Kaplan insisted his agency has kept residents in the loop from the very start.

When they formulated a plan in 2012 to begin doing lead abatement this summer by replacing the top two feet of topsoil they notified the tenants and the city as well. "We got no comment on the consent decree from the city," Kaplan told NBC News.

Then in May, Kaplan said, they were surprised when their most recent samples detected elevated lead levels. He said he suspects it's because the samplers tapped slag piles that earlier sample-takers missed, including the federal Centers for Disease Control, which concluded in 2011 the lead levels were safe for small children.

"We sent letters to everyone" after the new findings came out, Kaplan said. "This time we did house-to-house canvassing."

Gov.

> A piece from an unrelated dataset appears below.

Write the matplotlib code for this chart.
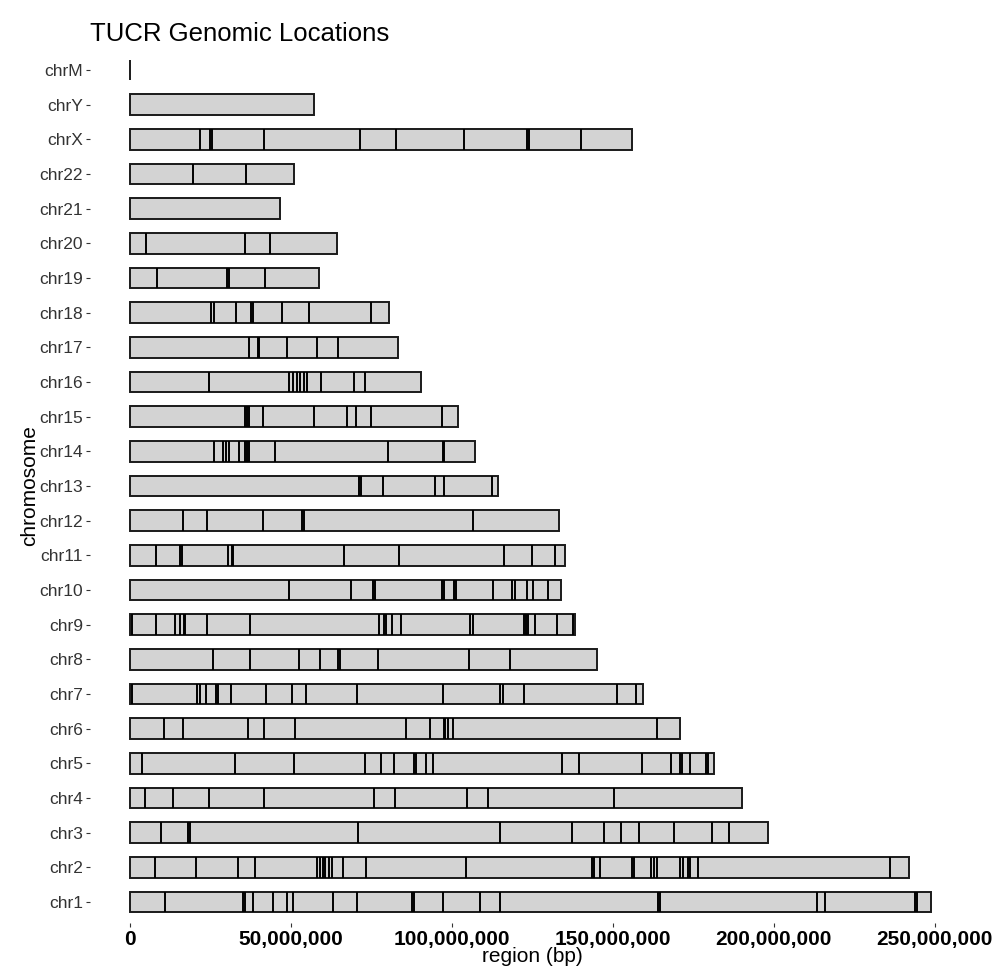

Mike Pence, who is Republican presidential candidate Donald Trump’s running mate, has dispatched some staffers to East Chicago to investigate the situation. But it was not immediately clear if Pence planned to visit the complex himself.

Image: Calumet Lead
Joseph Russell, 2, rides his tricycle outside his home at the West Calumet Housing Complex in East Chicago, Indiana, on Aug. 3.Jonathan Miano / The Times via AP

“Governor Pence directed his staff and cabinet to provide support to the federal government as they lead efforts in East Chicago," Pence spokeswoman Kara Brooks said. "This includes financial assistance for relocation of displaced families and additional staff to help the local health department and lead testing clinics for East Chicago residents."

The Indiana State Department of Health has also sent $100,000 to East Chicago to hire a public health nurse and health educator to help with the lead testing.

Meanwhile, frightened West Calumet residents, who are mostly African-American and who were notified by the mayor last week via mail that they should move, were fretting over their futures.

“I’ve been losing sleep over it,” Shantel Allen, who lives in the complex with her husband and their five children, told the NBC affiliate in Chicago. ” [I’m] just wondering if my children will struggle in school, you know, with attention deficit disorder and things like that, just hoping nothing like that develops.”

Tikia King, whose son Andrew is wheelchair-bound, is also seeking answers.

“You wake up every morning not knowing what to do, where you’re gonna go,” she told the affiliate. “Can I get a house that is wheelchair accessible? Can I keep the same doctors? Speech therapists?”